Source:
Yahoo.comIn America's often unnavigable immigration system, one course of action tends to yield reliable results: Marry a U.S. citizen, and you can stay.
But that's not the case for gay immigrants. An American who marries a same-sex immigrant in one of the states that allow gay marriage cannot sponsor his or her spouse for a green card, due to the federal Defense of Marriage Act (DOMA).
That's why it's surprising that Alex Benshimol--a 47-year-old Venezuelan who over-stayed his visa and married his American spouse Doug Gentry--has just been granted a two-year deportation reprieve from immigration judge Marilyn Teeter in San Francisco. Immigration and Customs Enforcement (ICE) has 60 days to pursue the deportation or let it drop altogether. The judge has scheduled the next hearing in 2013 if ICE moves forward.

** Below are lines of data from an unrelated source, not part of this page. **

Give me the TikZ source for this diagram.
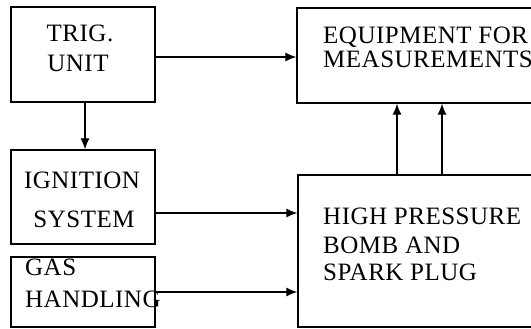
\documentclass[tikz,border=0pt]{standalone}
\usepackage{fontspec}
\setmainfont[LetterSpace=2]{Liberation Serif}
\usetikzlibrary{arrows.meta}
\begin{document}
\begin{tikzpicture}[x=1pt,y=-1pt,
  box/.style={draw,line width=1.3pt,inner sep=0pt,minimum width=#1},
  lbl/.style={inner sep=0pt,font=\fontsize{25}{29}\selectfont},
  arr/.style={line width=1.2pt,-{Latex[length=11pt,width=9pt]}}]
\useasboundingbox (0,0) rectangle (531,329);
\clip (0,0) rectangle (531,329);
\node[box=144pt,minimum height=95pt] (trig) at (83,54.5) {};
\node[box=144pt,minimum height=94pt] (ign) at (83,197) {};
\node[box=144pt,minimum height=70pt] (gas) at (83,292) {};
\node[box=250pt,minimum height=95pt] (eq) at (422,55.5) {};
\node[box=250pt,minimum height=152pt] (hp) at (423,251) {};
% texts
\node[lbl,anchor=base] (t1) at (80,42) {TRIG.};
\node[lbl,anchor=base] (t2) at (78,72) {UNIT};
\node[lbl,anchor=base] (i1) at (82,188) {IGNITION};
\node[lbl,anchor=base] (i2) at (84,227) {SYSTEM};
\node[lbl,anchor=base west] (g1) at (25,275) {GAS};
\node[lbl,anchor=base west] (g2) at (25,307) {HANDLING};
\node[lbl,anchor=base west] (e1) at (323,44) {EQUIPMENT FOR};
\node[lbl,anchor=base west] (e2) at (323,68) {MEASUREMENTS};
\node[lbl,anchor=base west] (h1) at (323,225) {HIGH PRESSURE};
\node[lbl,anchor=base west] (h2) at (323,253) {BOMB AND};
\node[lbl,anchor=base west] (h3) at (323,280) {SPARK PLUG};
% connectors
\draw[arr] (trig.east |- 0,57) -- (eq.west |- 0,57);
\draw[arr] (trig.south -| 85,0) -- (ign.north -| 85,0);
\draw[arr] (ign.east |- 0,213) -- (hp.west |- 0,213);
\draw[arr] (gas.east |- 0,292) -- (hp.west |- 0,292);
\draw[arr] (hp.north -| 397,0) -- (eq.south -| 397,0);
\draw[arr] (hp.north -| 442,0) -- (eq.south -| 442,0);
\end{tikzpicture}
\end{document}
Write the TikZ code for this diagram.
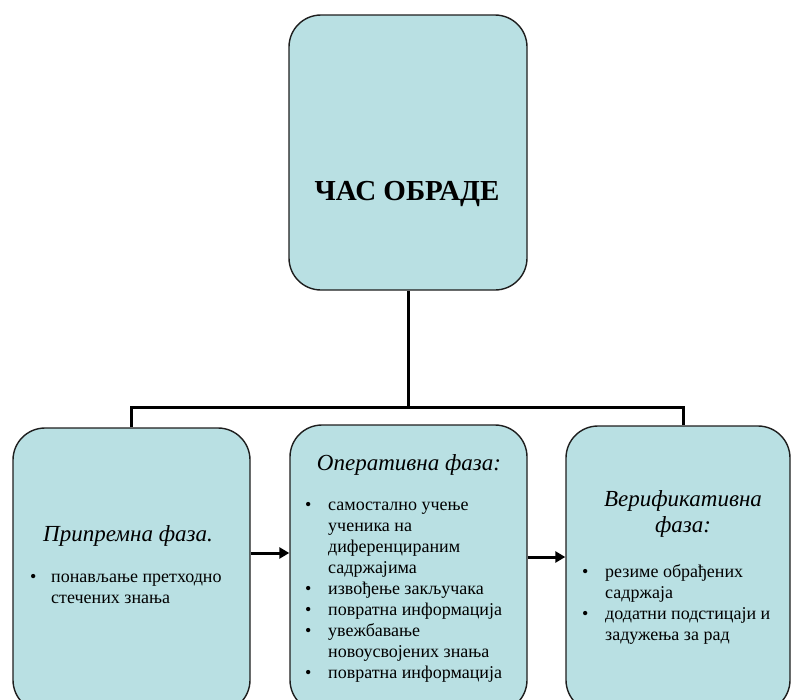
\documentclass[tikz,border=0pt]{standalone}
\usepackage{fontspec}
\setmainfont{Liberation Serif}
\usetikzlibrary{arrows.meta}
\definecolor{boxfill}{RGB}{185,224,227}
\definecolor{boxline}{RGB}{30,30,30}
\begin{document}
\begin{tikzpicture}[x=1pt,y=-1pt,
 phase/.style={draw=boxline, line width=1.4pt, fill=boxfill, rounded corners=32pt, inner sep=0pt, rectangle},
 conn/.style={line width=3pt, black},
 arr/.style={conn, -{Triangle[length=10pt,width=11pt]}},
 ttl/.style={font=\fontsize{23}{26}\selectfont\itshape, inner sep=0pt, anchor=base},
 lst/.style={font=\fontsize{18}{21}\selectfont, inner sep=0pt, anchor=base west}]
\useasboundingbox (0,0) rectangle (794,699);
\clip (0,0) rectangle (794,699);
\node[phase, minimum width=238pt, minimum height=275pt] (top) at (408,152.5) {};
\node[phase, minimum width=237pt, minimum height=284pt] (left) at (131.5,570) {};
\node[phase, minimum width=237pt, minimum height=287pt] (middle) at (408.5,568.5) {};
\node[phase, minimum width=224pt, minimum height=286pt] (right) at (678,569) {};

\node[font=\fontsize{29}{32}\selectfont\bfseries, inner sep=0pt, anchor=base] (toptext) at (407,200) {ЧАС ОБРАДЕ};

\coordinate (busL) at (left.north |- 0,407);
\coordinate (busR) at (683,407);
\draw[conn] (top.south) -- (top.south |- busL);
\draw[conn] (left.north) -- (busL) -- (busR) -- (busR |- right.north);
\coordinate (a1) at (0,553);
\coordinate (a2) at (0,557);
\draw[arr] (left.east |- a1) -- (middle.west |- a1);
\draw[arr] (middle.east |- a2) -- (right.west |- a2);

\node[ttl] (t1) at (128,541) {Припремна фаза.};
\node[ttl] (t2) at (409,470) {Оперативна фаза:};
\node[ttl] (t3) at (683,506) {\begin{tabular}[t]{@{}c@{}}Верификативна\\ фаза:\end{tabular}};

\node[lst] (l1) at (30,582) {\begin{tabular}[t]{@{}p{21pt}@{}l@{}}
\textbullet & понављање претходно\\
 & стечених знања
\end{tabular}};
\node[lst] (l2) at (305,510) {\begin{tabular}[t]{@{}p{23pt}@{}l@{}}
\textbullet & самостално учење\\
 & ученика на\\
 & диференцираним\\
 & садржајима\\
\textbullet & извођење закључака\\
\textbullet & повратна информација\\
\textbullet & увежбавање\\
 & новоусвојених знања\\
\textbullet & повратна информација
\end{tabular}};
\node[lst] (l3) at (582,577) {\begin{tabular}[t]{@{}p{23pt}@{}l@{}}
\textbullet & резиме обрађених\\
 & садржаја\\
\textbullet & додатни подстицаји и\\
 & задужења за рад
\end{tabular}};
\end{tikzpicture}
\end{document}
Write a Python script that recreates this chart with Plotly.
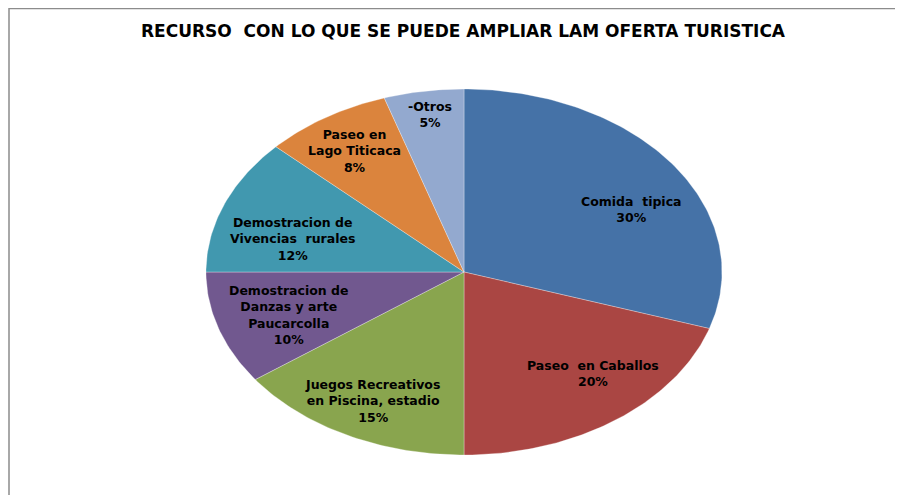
"""Pie chart: recursos para ampliar la oferta turistica (elliptical Excel-style pie)"""

import numpy as np
import plotly.graph_objects as go

TITLE = "RECURSO  CON LO QUE SE PUEDE AMPLIAR LAM OFERTA TURISTICA"

LABELS = [
    "Comida  tipica",
    "Paseo  en Caballos",
    "Juegos Recreativos<br>en Piscina, estadio",
    "Demostracion de<br>Danzas y arte<br>Paucarcolla",
    "Demostracion de<br>Vivencias  rurales",
    "Paseo en<br>Lago Titicaca",
    "-Otros",
]
PERCENTS = [30, 20, 15, 10, 12, 8, 5]
COLORS = ["#4572A7", "#AA4643", "#89A54E", "#71588F", "#4198AF", "#DB843D", "#93A9CF"]

# label centres in unit-ellipse coords (Excel put them by hand, more or less)
LABEL_POS = [
    (0.651, 0.339),
    (0.500, -0.557),
    (-0.353, -0.705),
    (-0.682, -0.235),
    (-0.663, 0.180),
    (-0.426, 0.661),
    (-0.132, 0.858),
]

W, H = 903, 495
OFF = 8                # page body margin, the div starts 8px in
CX, CY = 464 - OFF, 272 - OFF   # pie centre in figure pixels
RX, RY = 258, 183      # half axes in pixels


def slice_path(start, end):
    """Closed outline of one slice, fractions measured clockwise from 12 o'clock"""
    n = max(int((end - start) * 400), 4)
    ang = np.pi / 2 - 2 * np.pi * np.linspace(start, end, n)
    xs = np.concatenate([[0], np.cos(ang), [0]])
    ys = np.concatenate([[0], np.sin(ang), [0]])
    return xs, ys


def plot_graph():
    fig = go.Figure()

    total = sum(PERCENTS)
    start = 0.0
    for label, pct, color in zip(LABELS, PERCENTS, COLORS):
        end = start + pct / total
        xs, ys = slice_path(start, end)
        fig.add_trace(go.Scatter(
            x=xs, y=ys, mode="lines", fill="toself",
            fillcolor=color, line=dict(color="rgba(255,255,255,0.5)", width=0.6),
            name=label.replace("<br>", " "), hoverinfo="name", showlegend=False,
        ))
        start = end

    for label, pct, (lx, ly) in zip(LABELS, PERCENTS, LABEL_POS):
        fig.add_annotation(
            x=lx, y=ly, xref="x", yref="y",
            text=f"<b>{label}<br>{pct}%</b>",
            showarrow=False, align="center",
            font=dict(family="DejaVu Sans", size=12.5, color="#000000"),
        )

    fig.add_annotation(
        x=(463 - OFF) / W, y=1 - (31 - OFF) / H, xref="paper", yref="paper",
        text=f"<b>{TITLE}</b>", showarrow=False,
        xanchor="center", yanchor="middle",
        font=dict(family="DejaVu Sans", size=17, color="#000000"),
    )

    # chart area border (only top and left edges fall inside the window)
    fig.add_shape(
        type="rect", xref="paper", yref="paper",
        x0=1 / W, x1=1.5, y0=-0.5, y1=1 - 0.5 / H,
        line=dict(color="#8C8C8C", width=1.5),
    )

    fig.update_xaxes(range=[-1, 1], domain=[(CX - RX) / W, (CX + RX) / W], visible=False)
    fig.update_yaxes(range=[-1, 1], domain=[(H - CY - RY) / H, (H - CY + RY) / H], visible=False)
    fig.update_layout(
        width=W, height=H,
        margin=dict(l=0, r=0, t=0, b=0),
        paper_bgcolor="white", plot_bgcolor="rgba(0,0,0,0)",
        showlegend=False,
    )

    fig.write_html("out.html")


def main():
    plot_graph()


main()
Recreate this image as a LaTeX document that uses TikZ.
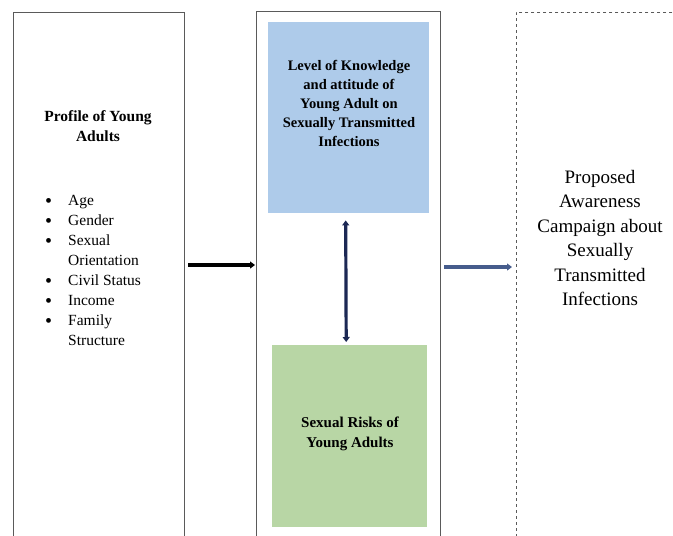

"We just want to be married like anyone else," Gentry said outside the courtroom, according to The San Francisco Examiner. "We don't want anything special, just to be the same, to be equal."
Read more:
http://news.yahoo.com/blogs/lookout/judge-grants-deportation-reprieve-same-sex-spouse-citizen-200310361.html
Before someone complains about why the Obama Administration is enforcing DOMA in this case, the answer is: because it's still the law. Unless you want to support a Republican President's right to ignore laws he or she finds inconvenient, this is the reality we have to live with...for now.